La dimension politique de l’arrêt des juges allemands va compter
Le BVerfG, dont le président a pris sa retraite le lendemain de l’arrêt, s’est longuement justifiée pour être revenu sur un arrêt de la CJE. Pour un non-juriste, l’argumentation du cas d’espèce est bancale, puisque le BVerfG se justifie en déclarant que la CJE a jugé au-delà de ses compétences, ultra vires en langage juridique, pour ne pas avoir donné de justifications suffisantes à la proportionnalité de l’action de la BCE. Comme on l’a déjà vu, l’argument est spécieux, relève du débat d’économistes plutôt que de juristes, et il est difficile d’établir sur quel terrain on pourrait critiquer la CJE pour avoir considéré les justifications de la BCE satisfaisantes.
Tout médiocre qu’il apparaisse, le jugement du tribunal allemand a une dimension plus fondamentale, plus politique à proprement parler : le BVerfG a rappelé haut et fort que le cadre institutionnel de l’Union européenne est un équilibre subtil entre le supranational, dont la BCE fournit l’exemple le plus achevé même s’il ne concerne que 19 pays sur 27, et le national.

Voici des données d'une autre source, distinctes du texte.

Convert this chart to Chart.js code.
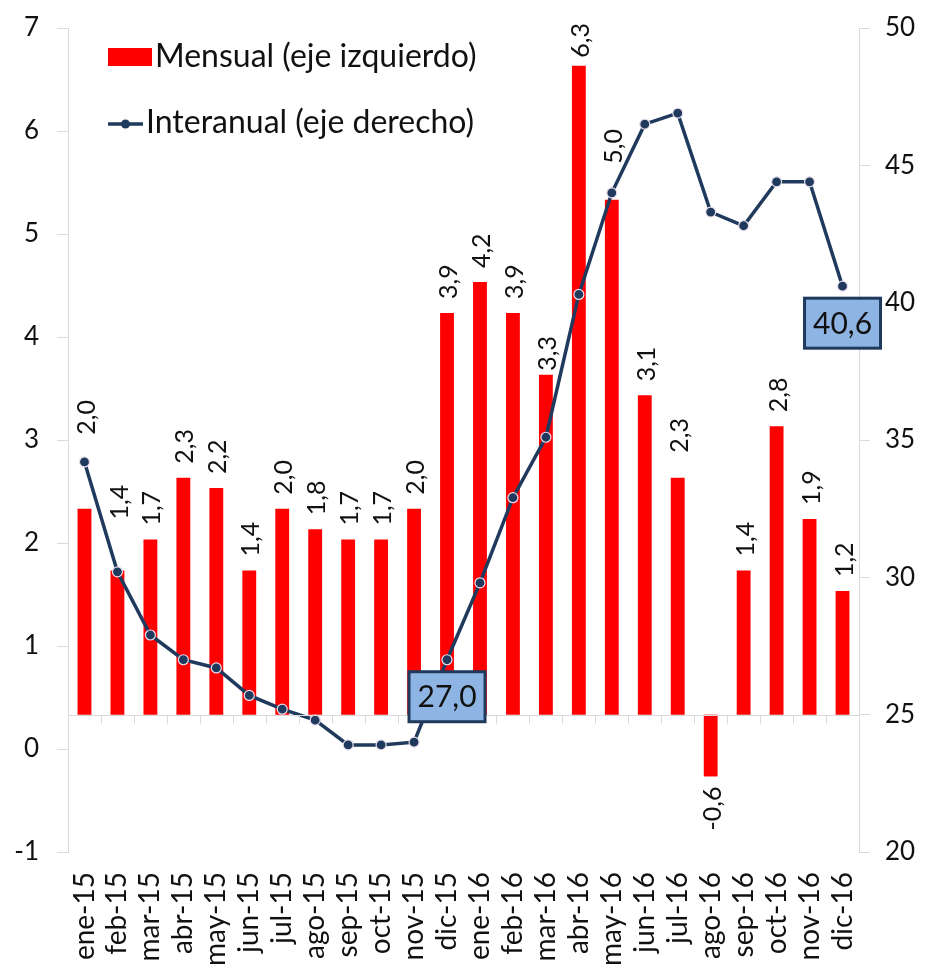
<!DOCTYPE html>
<html>
<head>
<meta charset="utf-8">
<script src="https://cdn.jsdelivr.net/npm/chart.js@4.4.1/dist/chart.umd.min.js"></script>
<style>
  html, body { margin: 0; padding: 0; background: #fff; }
  #wrap { width: 932px; height: 980px; }
</style>
</head>
<body>
<div id="wrap"><canvas id="chart" width="932" height="980"></canvas></div>
<script>
const meses = [
  "ene-15", "feb-15", "mar-15", "abr-15", "may-15", "jun-15",
  "jul-15", "ago-15", "sep-15", "oct-15", "nov-15", "dic-15",
  "ene-16", "feb-16", "mar-16", "abr-16", "may-16", "jun-16",
  "jul-16", "ago-16", "sep-16", "oct-16", "nov-16", "dic-16",
];
// variacion mensual, eje izquierdo
const mensual = [
  2.0, 1.4, 1.7, 2.3, 2.2, 1.4, 2.0, 1.8, 1.7, 1.7, 2.0, 3.9,
  4.2, 3.9, 3.3, 6.3, 5.0, 3.1, 2.3, -0.6, 1.4, 2.8, 1.9, 1.2,
];
// variacion interanual, eje derecho
const interanual = [
  34.2, 30.2, 27.9, 27.0, 26.7, 25.7, 25.2, 24.8, 23.9, 23.9, 24.0, 27.0,
  29.8, 32.9, 35.1, 40.3, 44.0, 46.5, 46.9, 43.3, 42.8, 44.4, 44.4, 40.6,
];
const ticksIzq = [-1, 0, 1, 2, 3, 4, 5, 6, 7];
const ticksDer = [20, 25, 30, 35, 40, 45, 50];
const destacados = [11, 23]; // puntos con recuadro

const ROJO = "#ff0000";
const AZUL = "#1f3a5c";
const GRIS = "#d9d9d9";
const FUENTE = "Lato, 'Open Sans', sans-serif";

const coma = (v) => v.toFixed(1).replace(".", ",");

// las barras arrancan en el cruce del eje (25 en el eje derecho)
const izqMin = ticksIzq[0], izqMax = ticksIzq[ticksIzq.length - 1];
const derMin = ticksDer[0], derMax = ticksDer[ticksDer.length - 1];
const cruce = izqMin + (25 - derMin) / (derMax - derMin) * (izqMax - izqMin);

// ajustes manuales de las etiquetas de barra (px extra de separacion)
const ajusteEtiqueta = { 0: 60, 1: 37, 14: -10, 15: -6, 16: 22, 18: 11 };

const etiquetasBarras = {
  id: "etiquetasBarras",
  afterDatasetsDraw(chart) {
    const ctx = chart.ctx;
    const meta = chart.getDatasetMeta(0);
    ctx.save();
    ctx.font = "25px " + FUENTE;
    ctx.fillStyle = "#111";
    ctx.textBaseline = "middle";
    meta.data.forEach((bar, i) => {
      const v = mensual[i];
      const gap = 14 + (ajusteEtiqueta[i] || 0);
      ctx.save();
      if (v >= 0) {
        ctx.translate(bar.x + 2, bar.y - gap);
        ctx.textAlign = "left";
      } else {
        ctx.translate(bar.x + 2, bar.y + 10);
        ctx.textAlign = "right";
      }
      ctx.rotate(-Math.PI / 2);
      ctx.fillText(coma(v), 0, 0);
      ctx.restore();
    });
    ctx.restore();
  },
};

const extras = {
  id: "extras",
  afterDraw(chart) {
    const ctx = chart.ctx;
    const yR = chart.scales.y2;
    const area = chart.chartArea;
    ctx.save();

    // linea de categorias en 25
    const yLinea = Math.round(yR.getPixelForValue(25)) + 0.5;
    ctx.strokeStyle = GRIS;
    ctx.lineWidth = 1;
    ctx.beginPath();
    ctx.moveTo(area.left, yLinea);
    ctx.lineTo(area.right, yLinea);
    const paso = (area.right - area.left) / meses.length;
    for (let i = 1; i < meses.length; i++) {
      const px = Math.round(area.left + i * paso) + 0.5;
      ctx.moveTo(px, yLinea);
      ctx.lineTo(px, yLinea + 8);
    }
    ctx.stroke();

    // recuadros
    const meta = chart.getDatasetMeta(1);
    ctx.font = "30px " + FUENTE;
    ctx.textAlign = "center";
    ctx.textBaseline = "middle";
    destacados.forEach((i) => {
      const p = meta.data[i];
      const w = 76, h = 50;
      const bx = p.x - w / 2, by = p.y + 12;
      ctx.fillStyle = "#8eb4e3";
      ctx.fillRect(bx, by, w, h);
      ctx.strokeStyle = AZUL;
      ctx.lineWidth = 3;
      ctx.strokeRect(bx, by, w, h);
      ctx.fillStyle = "#111";
      ctx.fillText(coma(interanual[i]), p.x, by + h / 2 + 1);
    });

    // leyenda
    ctx.font = "32px " + FUENTE;
    ctx.textAlign = "left";
    ctx.fillStyle = ROJO;
    ctx.fillRect(108, 48, 44, 18);
    ctx.fillStyle = "#111";
    ctx.fillText(chart.data.datasets[0].label, 155, 57);
    ctx.strokeStyle = AZUL;
    ctx.lineWidth = 3.5;
    ctx.beginPath();
    ctx.moveTo(108, 124);
    ctx.lineTo(143, 124);
    ctx.stroke();
    ctx.fillStyle = AZUL;
    ctx.beginPath();
    ctx.arc(125.5, 124, 4.5, 0, Math.PI * 2);
    ctx.fill();
    ctx.fillStyle = "#111";
    ctx.fillText(chart.data.datasets[1].label, 146, 123);

    ctx.restore();
  },
};

// ancho fijo de los ejes y sin relleno extra por las etiquetas
const fijarEjeY = (ancho) => (s) => {
  s.width = ancho;
  s.paddingTop = 0;
  s.paddingBottom = 0;
};

const ctx = document.getElementById("chart").getContext("2d");
const chart = new Chart(ctx, {
  type: "bar",
  data: {
    labels: meses,
    datasets: [
      {
        label: "Mensual (eje izquierdo)",
        data: mensual,
        backgroundColor: ROJO,
        borderWidth: 0,
        yAxisID: "yBar",
        barPercentage: 0.42,
        categoryPercentage: 1,
        order: 2,
      },
      {
        type: "line",
        label: "Interanual (eje derecho)",
        data: interanual,
        borderColor: AZUL,
        backgroundColor: AZUL,
        borderWidth: 3.5,
        pointRadius: 5,
        pointBackgroundColor: AZUL,
        pointBorderColor: "#e9dfee",
        pointBorderWidth: 1.2,
        tension: 0,
        yAxisID: "y2",
        order: 1,
      },
    ],
  },
  options: {
    responsive: false,
    animation: false,
    layout: { padding: { top: 28, left: 0, right: 0, bottom: 0 } },
    plugins: {
      legend: { display: false },
      tooltip: { enabled: false },
    },
    scales: {
      x: {
        grid: { display: false, drawTicks: false },
        border: { display: false },
        ticks: {
          minRotation: 90,
          maxRotation: 90,
          autoSkip: false,
          padding: 20,
          color: "#111",
          font: { family: FUENTE, size: 28 },
        },
        afterFit: (s) => {
          s.height = 128;
          s.paddingLeft = 0;
          s.paddingRight = 0;
        },
      },
      y: {
        position: "left",
        min: izqMin,
        max: izqMax,
        grid: { drawOnChartArea: false, color: GRIS, tickLength: 11 },
        border: { color: GRIS },
        ticks: {
          stepSize: 1,
          padding: 18,
          color: "#111",
          font: { family: FUENTE, size: 26 },
        },
        afterFit: fijarEjeY(68),
      },
      yBar: {
        display: false,
        min: izqMin - cruce,
        max: izqMax - cruce,
      },
      y2: {
        position: "right",
        min: derMin,
        max: derMax,
        grid: { drawOnChartArea: false, color: GRIS, tickLength: 11 },
        border: { color: GRIS },
        ticks: {
          stepSize: 5,
          padding: 15,
          color: "#111",
          font: { family: FUENTE, size: 26 },
        },
        afterFit: fijarEjeY(73),
      },
    },
  },
  plugins: [etiquetasBarras, extras],
});
</script>
</body>
</html>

En l’occurrence, donner de la voix nationale sur un sujet aussi technique que la politique monétaire pourrait augmenter la pression sur les États membres pour avancer vers une politique budgétaire mieux coordonnée, de façon à soulager la BCE et lui redonner ainsi des marges de manœuvre. Ce ne serait pas le moindre des paradoxes d’un arrêt que beaucoup d’analystes associent à une tendance eurosceptique, qui animait d’ailleurs certains des plaignants, que d’accélérer l’évolution de la zone euro vers une forme de fédéralisme plus prononcée qu’aujourd’hui.